Одновременно с этими послаблениями насчет современных сведений в печати, окружающие нас унтера перестали держать язык за зубами и помаленьку втянулись в откровенные беседы с нами, как на темы из местной жизни, так и на общественные.
Свою администрацию они всегда ценили по достоинству и посвящали нас во все детали их финансовых операций (с ремонтом, поставками и пр.), не стесняясь в наименовании таких операций обычным уголовным термином: воры. Особенно, когда настала бурская война и сочувствие бурам невольно сблизило нас, мы нередко читали с ними на коридоре Сарая как свою газету, так и ту, которую они приносили с собой. За чтением следовало обсуждение и прения.
Но каждый раз, как мы старались подчеркнуть выгоды английского способа правления сравнительно с русским, они стыдливо опускали глаза в землю. Изредка только какой-нибудь ретивый из них, увлекшись перечислением неправд, чинимых русскими властями, неожиданно восклицал:
-- Бить их надо, таких сяких!
Мы смеялись, но видели, что это только "пленной мысли раздраженье", и что после этой вспышки увлекшийся жандарм может сам на себя донести со слезами раскаяния.
Их "политическую зрелость" я лучше всего охарактеризую, рассказавши свою беседу с одним таким велеречивым хулителем русских порядков. В Шлиссельбурге только что ввели казенную продажу водки, и он ругал эту водку, как только мог.
Я возражал, начитавшись "Вестника Финансов", где ее превозносили выше небес. При этом я рассказал описанную там экспертизу, когда десяток сведущих винопийц перепробовали в департаменте неокладных сборов водки всех русских заводов и единогласно вынесли резолюцию, что лучше казенной водки нет. Унтер спокойно выслушал и еще спокойнее сказал:
-- Да если бы меня пригласили туда, то и я сказал бы, что лучше казенной нет.
На мое удивление и вопрос: "почему?" -- он столь же невозмутимо ответил, как бы удивляясь моей наивности:
-- Да ведь за это чины и ордена дают!
X.
Начитавшись только что полученных журналов, наша публика стремилась в "клуб", чтобы облегчить себя от излишнего бремени. Один читал одно, другой другое, иной читал чересчур бегло и в голове у него не осталось отчетливых воспоминаний. Начинается порывистый обмен "новостей": А слышали?.. А читали?.. А заметили?.. А не пропустили?.. и т. д.
Если слышали или читали все собеседники, оказывается иногда, что кто-нибудь не дочитал или понял неправильно. Загорается спор, идет проверка друг друга и затем неизбежное пари: уверяю, что там так сказано... Другой уверяет, что сказано иначе. Затем бегут домой или к соседям на розыски печатного первоисточника. Истина восстановляется, пари выигрывается, и внимание изощряется.

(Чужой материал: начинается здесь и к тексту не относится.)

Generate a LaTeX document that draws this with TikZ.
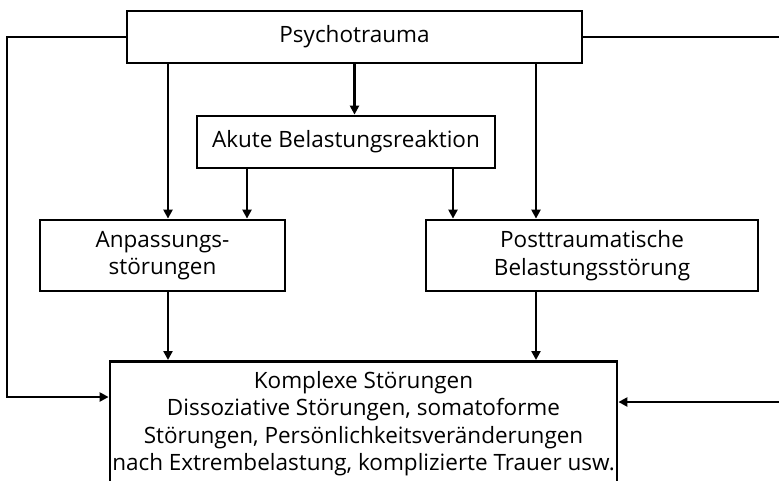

Получалась, таким образом, иллюзия переживания "современных событий". Эта иллюзия заставляла спорщиков забывать, что событие, о котором они говорят, описано, может быть, еще год назад и давно кануло в Лету, и что, в частности, спорить горячо и судить о современности по тем обрывкам ее, которые совершенно случайно проникали в печать, было очень рискованно.
Подобно тому, как по "Паломнику" нельзя было составить никакого суждения о современности, нельзя его было составить и по тогдашним газетам. Для лиц, безусловно отрезанных от живого общения и от слухов, питавших русское общество в то время, они давали чрезвычайно убогий материал.
Сейчас, как я пишу эти строки, все газеты заполнены телеграммами и сообщениями политического характера. Если бы правительство было в силах сейчас водворить ту же цензуру, какая была тогда, все газеты содержали бы массу сведений о вскрытии рек, об открытии навигации, о пожарах и наводнениях, о приезде и отъезде градоправителей и т. д. в этаком роде. И читатель, читающий в каком-нибудь Шлюшине подобную хронику и отрезанный от всего живого, был бы лишен всяких сведений о самых животрепещущих интересах, которыми волнуется сейчас все общество.
В частности, сатирическая пресса показала, какие сюжеты в ней преобладают с разрешения и какие без разрешения цензуры.
Если вообще русский читатель того времени читал больше между строк, то в частности мы должны были изощряться в этом истинно русском способе чтения и усиленным творчеством воображения создавать особую междустрочную хронику. Чтение периодических изданий давало, таким образом, новое поприще для деятельности творческого воображения.